Instructions to follow
Repeat every line exactly, keeping the pictures out of the copy.
# START OF Material provided
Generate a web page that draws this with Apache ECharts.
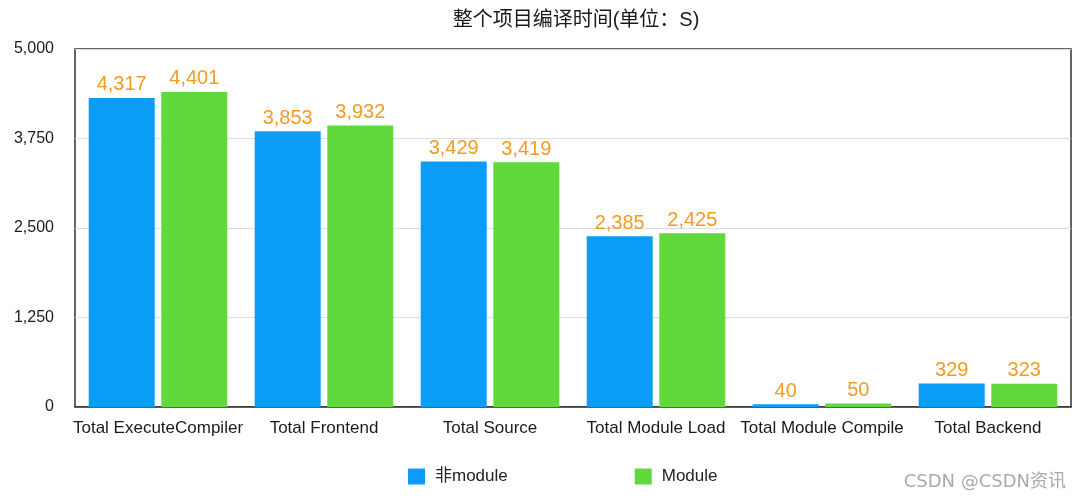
<!DOCTYPE html>
<html>
<head>
<meta charset="utf-8">
<script src="https://cdn.jsdelivr.net/npm/echarts@6/dist/echarts.min.js"></script>
<style>
html,body{margin:0;padding:0;background:#fff;}
#chart{width:1080px;height:499px;}
</style>
</head>
<body>
<div id="chart"></div>
<script>
const categories = ['Total ExecuteCompiler', 'Total Frontend', 'Total Source', 'Total Module Load', 'Total Module Compile', 'Total Backend'];
const nonModule = [4317, 3853, 3429, 2385, 40, 329];
const moduleVals = [4401, 3932, 3419, 2425, 50, 323];
const seriesNames = ['非module', 'Module'];
const titleText = '整个项目编译时间(单位：S)';
const watermark = 'CSDN @CSDN资讯';

const fontFamily = '"Liberation Sans", "Noto Sans CJK SC", sans-serif';
const fmt = v => Number(v).toLocaleString('en-US');

const chart = echarts.init(document.getElementById('chart'), null, {renderer: 'canvas'});
const labelOpt = {
  show: true,
  position: 'top',
  distance: 3,
  color: '#f59a23',
  fontSize: 20,
  fontFamily: fontFamily,
  formatter: p => fmt(p.value)
};
chart.setOption({
  animation: false,
  backgroundColor: '#fff',
  title: {
    text: titleText,
    left: 571,
    textAlign: 'center',
    top: 5,
    textStyle: {fontSize: 20, fontWeight: 'normal', color: '#1a1a1a', fontFamily: fontFamily}
  },
  legend: {
    data: seriesNames,
    left: 403,
    top: 463,
    itemWidth: 17,
    itemHeight: 16,
    itemGap: 127,
    icon: 'rect',
    textStyle: {fontSize: 17, color: '#222', fontFamily: fontFamily, padding: [0, 0, 0, 5]}
  },
  graphic: [{
    type: 'text',
    right: 14,
    top: 473,
    style: {text: watermark, fill: '#aaa', fontSize: 18, fontFamily: '"DejaVu Sans", "Noto Sans CJK SC", sans-serif'}
  }],
  grid: {
    left: 75, right: 9, top: 49, bottom: 92,
    show: true,
    borderColor: '#333',
    borderWidth: 1.5,
    backgroundColor: '#fff'
  },
  xAxis: {
    type: 'category',
    data: categories,
    axisLine: {show: true, lineStyle: {color: '#333', width: 1.5}},
    axisTick: {show: false},
    axisLabel: {fontSize: 17, color: '#1a1a1a', margin: 13, fontFamily: fontFamily, interval: 0}
  },
  yAxis: {
    type: 'value',
    min: 0,
    max: 5000,
    interval: 1250,
    axisLine: {show: false},
    axisTick: {show: false},
    axisLabel: {fontSize: 16, color: '#1a1a1a', margin: 21, padding: [4, 0, 0, 0], fontFamily: fontFamily, formatter: v => fmt(v)},
    splitLine: {lineStyle: {color: '#ddd', width: 1}}
  },
  series: [
    {name: seriesNames[0], type: 'bar', data: nonModule, barWidth: 66, barGap: '10%', itemStyle: {color: '#0a9cf6'}, label: labelOpt},
    {name: seriesNames[1], type: 'bar', data: moduleVals, barWidth: 66, barGap: '10%', itemStyle: {color: '#5fd93b'}, label: labelOpt}
  ]
});
</script>
</body>
</html>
# END OF Material provided
Response to the task
Generate a web page that draws this with Apache ECharts.
<!DOCTYPE html>
<html>
<head>
<meta charset="utf-8">
<script src="https://cdn.jsdelivr.net/npm/echarts@6/dist/echarts.min.js"></script>
<style>
html,body{margin:0;padding:0;background:#fff;}
#chart{width:1080px;height:499px;}
</style>
</head>
<body>
<div id="chart"></div>
<script>
const categories = ['Total ExecuteCompiler', 'Total Frontend', 'Total Source', 'Total Module Load', 'Total Module Compile', 'Total Backend'];
const nonModule = [4317, 3853, 3429, 2385, 40, 329];
const moduleVals = [4401, 3932, 3419, 2425, 50, 323];
const seriesNames = ['非module', 'Module'];
const titleText = '整个项目编译时间(单位：S)';
const watermark = 'CSDN @CSDN资讯';

const fontFamily = '"Liberation Sans", "Noto Sans CJK SC", sans-serif';
const fmt = v => Number(v).toLocaleString('en-US');

const chart = echarts.init(document.getElementById('chart'), null, {renderer: 'canvas'});
const labelOpt = {
  show: true,
  position: 'top',
  distance: 3,
  color: '#f59a23',
  fontSize: 20,
  fontFamily: fontFamily,
  formatter: p => fmt(p.value)
};
chart.setOption({
  animation: false,
  backgroundColor: '#fff',
  title: {
    text: titleText,
    left: 571,
    textAlign: 'center',
    top: 5,
    textStyle: {fontSize: 20, fontWeight: 'normal', color: '#1a1a1a', fontFamily: fontFamily}
  },
  legend: {
    data: seriesNames,
    left: 403,
    top: 463,
    itemWidth: 17,
    itemHeight: 16,
    itemGap: 127,
    icon: 'rect',
    textStyle: {fontSize: 17, color: '#222', fontFamily: fontFamily, padding: [0, 0, 0, 5]}
  },
  graphic: [{
    type: 'text',
    right: 14,
    top: 473,
    style: {text: watermark, fill: '#aaa', fontSize: 18, fontFamily: '"DejaVu Sans", "Noto Sans CJK SC", sans-serif'}
  }],
  grid: {
    left: 75, right: 9, top: 49, bottom: 92,
    show: true,
    borderColor: '#333',
    borderWidth: 1.5,
    backgroundColor: '#fff'
  },
  xAxis: {
    type: 'category',
    data: categories,
    axisLine: {show: true, lineStyle: {color: '#333', width: 1.5}},
    axisTick: {show: false},
    axisLabel: {fontSize: 17, color: '#1a1a1a', margin: 13, fontFamily: fontFamily, interval: 0}
  },
  yAxis: {
    type: 'value',
    min: 0,
    max: 5000,
    interval: 1250,
    axisLine: {show: false},
    axisTick: {show: false},
    axisLabel: {fontSize: 16, color: '#1a1a1a', margin: 21, padding: [4, 0, 0, 0], fontFamily: fontFamily, formatter: v => fmt(v)},
    splitLine: {lineStyle: {color: '#ddd', width: 1}}
  },
  series: [
    {name: seriesNames[0], type: 'bar', data: nonModule, barWidth: 66, barGap: '10%', itemStyle: {color: '#0a9cf6'}, label: labelOpt},
    {name: seriesNames[1], type: 'bar', data: moduleVals, barWidth: 66, barGap: '10%', itemStyle: {color: '#5fd93b'}, label: labelOpt}
  ]
});
</script>
</body>
</html>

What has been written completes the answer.